Il n’y a pas de bonheur possible en ce monde sans pardon sincère et authentique. Il y a beaucoup de souffrance quand le pardon n’est ni donné ni reçu. Si nous nous arrêtons un instant sur la plupart des conflits militaires, politiques, religieux, etc., entre États ou nations ou encore sur les querelles familiales, sur les situations de divorces entres époux, sur les cas de tensions et de séparations amicales, sur les compétitions entres personnes ou entreprises au niveau professionnel, sur l’exploitation humaine dans toutes ses formes, sur les dominations politico-économiques, etc., nous verrons qu’elles résultent toutes de l’hypocrisie et de la rancœur vu qu’il n’y a pas de véritable pardon. Le cas des conflits entre États vient souvent du fait que chacune des parties veut à tout prix démontrer sa suprématie, terroriser ou ridiculiser l’autre. Et si au contraire, un État qui a par exemple été violé dans son droit pardonnait à son offenseur ? Certains pourraient voir dans un tel geste une faiblesse, pourtant sa grandeur repose sur une telle attitude. Bien évidemment, je suis conscient que les affaires étatiques, politiques, etc., sont très complexes. Mais en même temps, je suis convaincu que rien n’est impossible lorsque l’humain fait preuve de bonne volonté et décide d’emprunter le chemin de la réconciliation ou de la rencontre avec l’autre. Pardonner sans exiger des excuses de la part de son offenseur est une source de bonheur dans notre monde qui est actuellement marqué par tant de conflits.
La soif de paix
« Heureux les artisans de paix, car ils seront appelés fils de Dieu » (Mt 5, 9) La simplicité, la sensibilité à la souffrance, la douceur, la justice et le pardon contribuent toutes à procurer la paix tant individuelle que communautaire. Néanmoins, le chemin à emprunter va de l’intérieur vers l’extérieur, de la vie spirituelle à la vie temporelle, car il n’y a point de paix possible dans le monde si les cœurs sont eux-mêmes remplis de haine. Ainsi, pour que la paix advienne dans le monde, il faut d’abord qu’elle soit une réalité en nous-mêmes.
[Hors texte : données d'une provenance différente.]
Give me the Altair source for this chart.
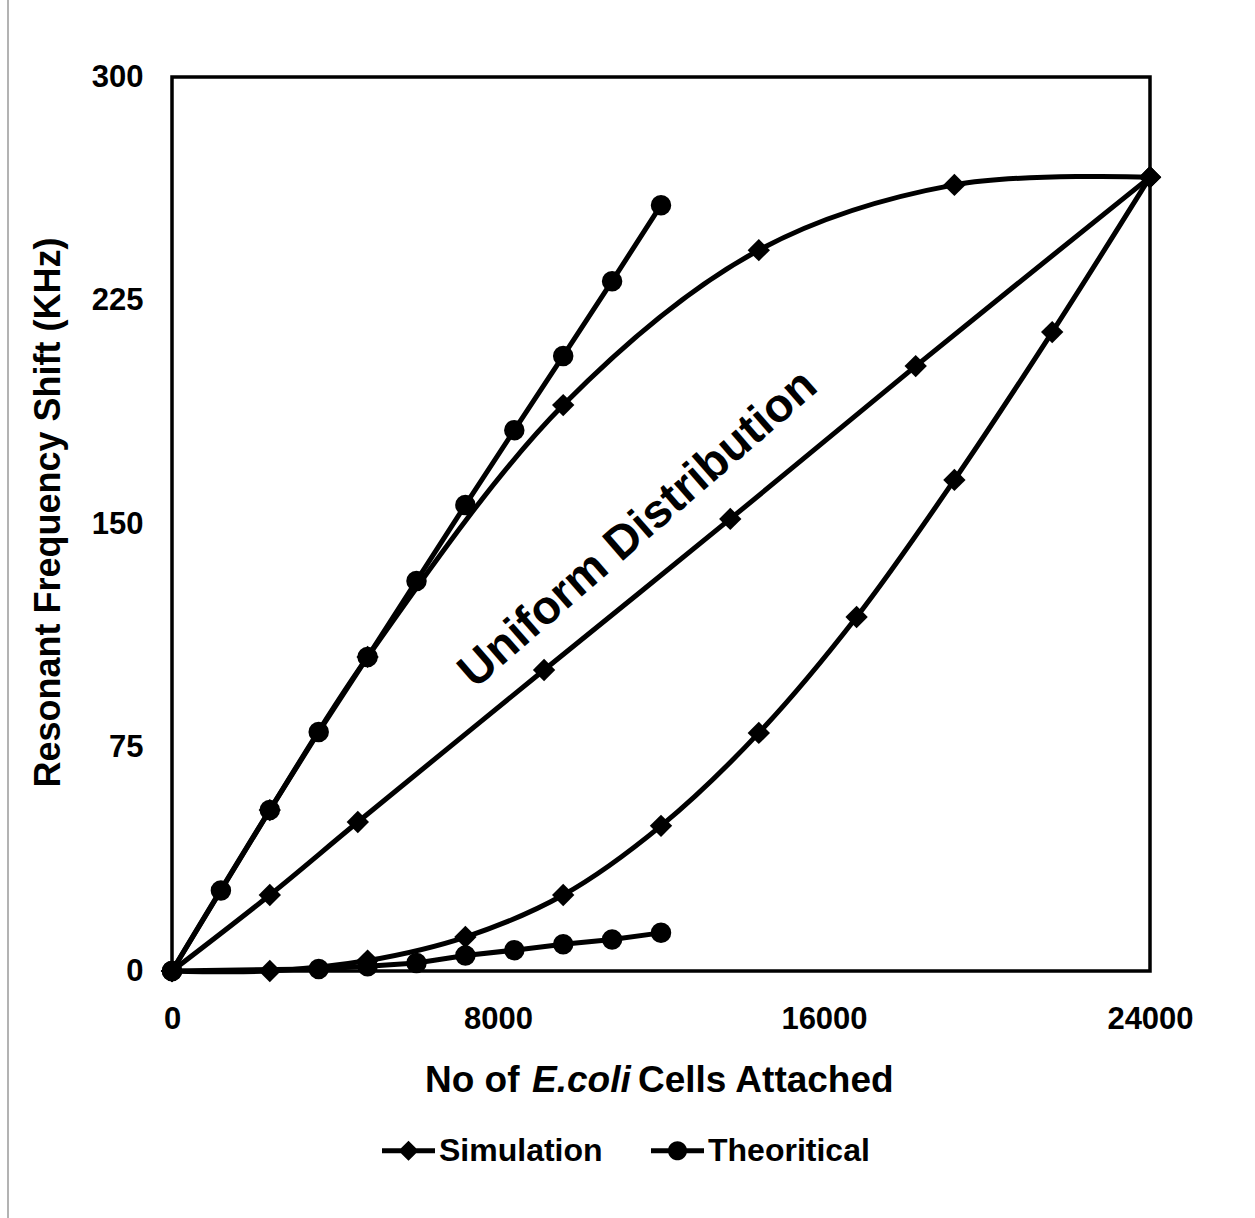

Autrement dit, nous ne pouvons pas donner aux autres et au monde ce que nous ne possédons pas. Comment pouvons-nous prétendre être des artisans de paix dans le monde si nous ne sommes pas simples, si nous ne sommes pas doux, si nous ne sommes pas sensibles à notre propre souffrance ni à celle de l’autre, si nous n’œuvrons pas pour la justice, si nous ne pardonnons pas ? C’est la même chose au sujet de l’Amour, car souvent nous prétendons aimer ou avoir beaucoup d’Amour à donner dans nos différentes relations (amicales, amoureuses, familiales, etc.), pourtant nous ne sommes pas capables de nous aimer nous-mêmes. Comment pouvons-nous donner de l’Amour à l’autre alors que nous n’en avons pas ? Cultivons donc de la sorte la paix en nous pour en contaminer le monde, car c’est une source de bonheur insoupçonnée, non seulement pour nous personnellement, mais aussi pour les autres.
© Léandre Syrieix.
[1] Ce terme est couramment employé au Québec, car je n’ai pas le souvenir de l’avoir souvent entendu en France. Donc, c’est important de souligner que c’est en outre lié à la culture.